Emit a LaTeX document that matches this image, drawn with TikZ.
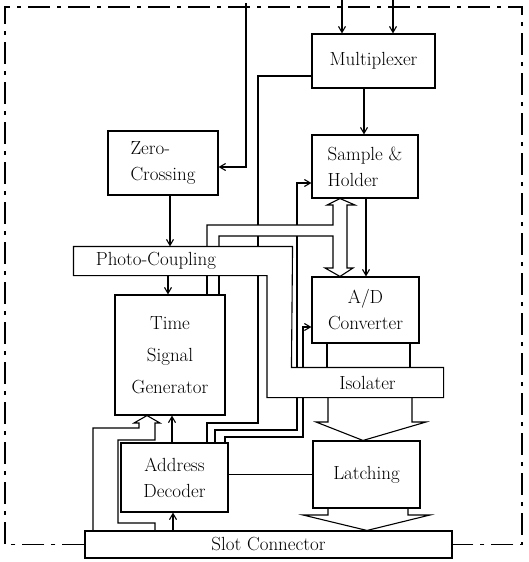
\documentclass[tikz,border=0pt]{standalone}
\usetikzlibrary{arrows.meta}
\begin{document}
\begin{tikzpicture}[x=1pt,y=-1pt,line width=1.1pt,line join=miter,
  box/.style={draw,rectangle,inner sep=0pt,font=\fontsize{19}{26}\selectfont,align=center},
  lbl/.style={inner sep=0pt,font=\fontsize{19}{26}\selectfont},
  arr/.style={-{Straight Barb[length=6pt,width=7pt]}},
  framepat/.style={dash pattern=on 22pt off 7pt on 4pt off 7pt}]
\useasboundingbox (0,0) rectangle (529,562);
% boxes
\node[box,minimum width=123pt,minimum height=54pt] (mux) at (373.5,61) {Multiplexer};
\node[box,minimum width=106pt,minimum height=63pt,align=left] (sh) at (365,166.5) {Sample \&\\ Holder};
\node[box,minimum width=110pt,minimum height=64pt,align=left] (zc) at (163,163) {Zero-\\Crossing};
\node[box,minimum width=107pt,minimum height=66pt] (ad) at (365.5,310) {A/D\\Converter};
\node[box,minimum width=110pt,minimum height=120pt,font=\fontsize{19}{32}\selectfont] (tsg) at (170,355) {Time\\Signal\\Generator};
\node[box,minimum width=107pt,minimum height=69pt] (addr) at (174.5,477.5) {Address\\Decoder};
\node[box,minimum width=107pt,minimum height=67pt] (latch) at (366.5,474.5) {Latching};
\node[box,minimum width=367pt,minimum height=27pt] (slot) at (268.5,544.5) {Slot Connector};
% photo-coupling and isolater (joined outline)
\node[inner sep=0pt,minimum width=218pt,minimum height=28pt] (pc) at (183,261) {};
\node[lbl] (pctext) at (156,261) {Photo-Coupling};
\node[lbl,minimum width=151pt,minimum height=29pt] (iso) at (367.5,382.5) {Isolater};
\draw (pc.north west) -- (pc.north east) -- (iso.north west) -- (iso.north east)
      -- (iso.south east) -- (iso.south west -| 267,0) -- (pc.south -| 267,0) -- (pc.south west) -- cycle;
% frame
\draw[framepat] (slot.west) -- (slot.west -| 5,0) -- (5,7) -- (522,7) -- (522,0 |- slot.east) -- (slot.east);
% inputs
\coordinate (mi1) at (342,0);
\coordinate (mi2) at (393,0);
\coordinate (zin) at (246,3);
\draw[arr] (mi1) -- (mi1 |- mux.north);
\draw[arr] (mi2) -- (mi2 |- mux.north);
\draw[arr] (zin) -- (zin |- 0,167) -- (zc.east |- 0,167);
% simple arrows
\draw[arr] (mux.south -| 364,0) -- (sh.north -| 364,0);
\draw[arr] (sh.south -| 366,0) -- (ad.north -| 366,0);
\draw[arr] (zc.south -| 170,0) -- (pc.north -| 170,0);
\draw[arr] (pc.south -| 168,0) -- (tsg.north -| 168,0);
\draw[arr] (addr.north -| 172,0) -- (tsg.south -| 172,0);
\draw[arr] (slot.north -| 173,0) -- (addr.south -| 173,0);
\draw (addr.east |- latch.west) -- (latch.west);
% address lines
\draw (mux.west |- 0,76) -- (258,76) -- (258,225);
\draw (258,236) -- (pc.north -| 258,0);
\draw (pc.south -| 258,0) -- (258,423) -- (207,423) -- (addr.north -| 207,0);
\draw[arr] (297,225) -- (297,183) -- (sh.west |- 0,183);
\draw (297,236) -- (iso.north -| 297,0);
\draw (iso.south -| 297,0) -- (297,430) -- (215,430) -- (addr.north -| 215,0);
\draw[arr] (iso.north -| 303,0) -- (303,327) -- (ad.west |- 0,327);
\draw (iso.south -| 303,0) -- (303,437) -- (225,437) -- (addr.north -| 225,0);
% data bus TSG <-> S&H / A/D
\draw (tsg.north -| 207,0) -- (pc.south -| 207,0);
\draw (tsg.north -| 219,0) -- (pc.south -| 219,0);
\draw (pc.north -| 207,0) -- (207,225) -- (333,225) -- (333,205) -- (327,205) -- (sh.south -| 340,0)
   -- (355,205) -- (347,205) -- (347,268) -- (353,268) -- (ad.north -| 340,0) -- (325,268)
   -- (333,268) -- (333,236) -- (219,236) -- (pc.north -| 219,0);
% A/D -> Isolater -> Latching -> Slot
\draw (ad.south -| 327,0) -- (iso.north -| 327,0);
\draw (ad.south -| 410,0) -- (iso.north -| 410,0);
\draw (iso.south -| 328,0) -- (328,422) -- (316,422) -- (latch.north -| 363,0) -- (426,422) -- (412,422) -- (iso.south -| 412,0);
\draw (latch.south -| 328,0) -- (328,515) -- (303,515) -- (slot.north -| 367,0) -- (430,515) -- (408,515) -- (latch.south -| 408,0);
% slot -> TSG bus
\draw (slot.north -| 93,0) -- (93,428) -- (139,428) -- (139,423) -- (134,423) -- (tsg.south -| 147,0)
   -- (160,423) -- (155,423) -- (155,440) -- (118,440) -- (118,523) -- (155,523) -- (slot.north -| 155,0);
\end{tikzpicture}
\end{document}
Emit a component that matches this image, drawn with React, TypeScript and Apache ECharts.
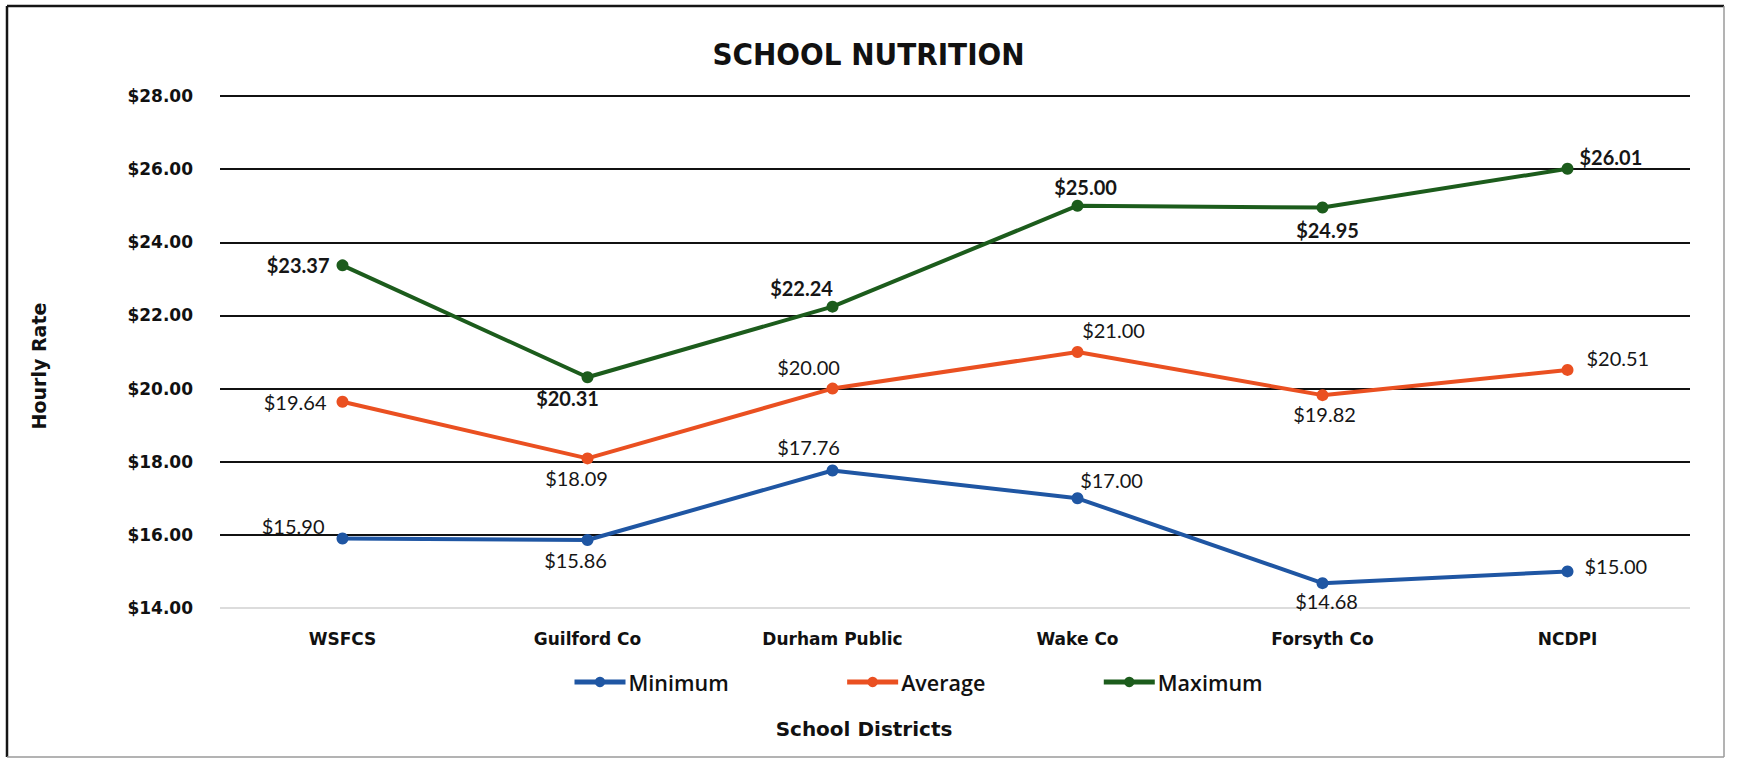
════════════════════
* AIM OF THE TASK: Please list every line of the records that contains "drawn".

* ANSWER TO THE TASK:
Emit a LaTeX document that matches this image, drawn with TikZ.
Emit a component that matches this image, drawn with React, TypeScript and Apache ECharts.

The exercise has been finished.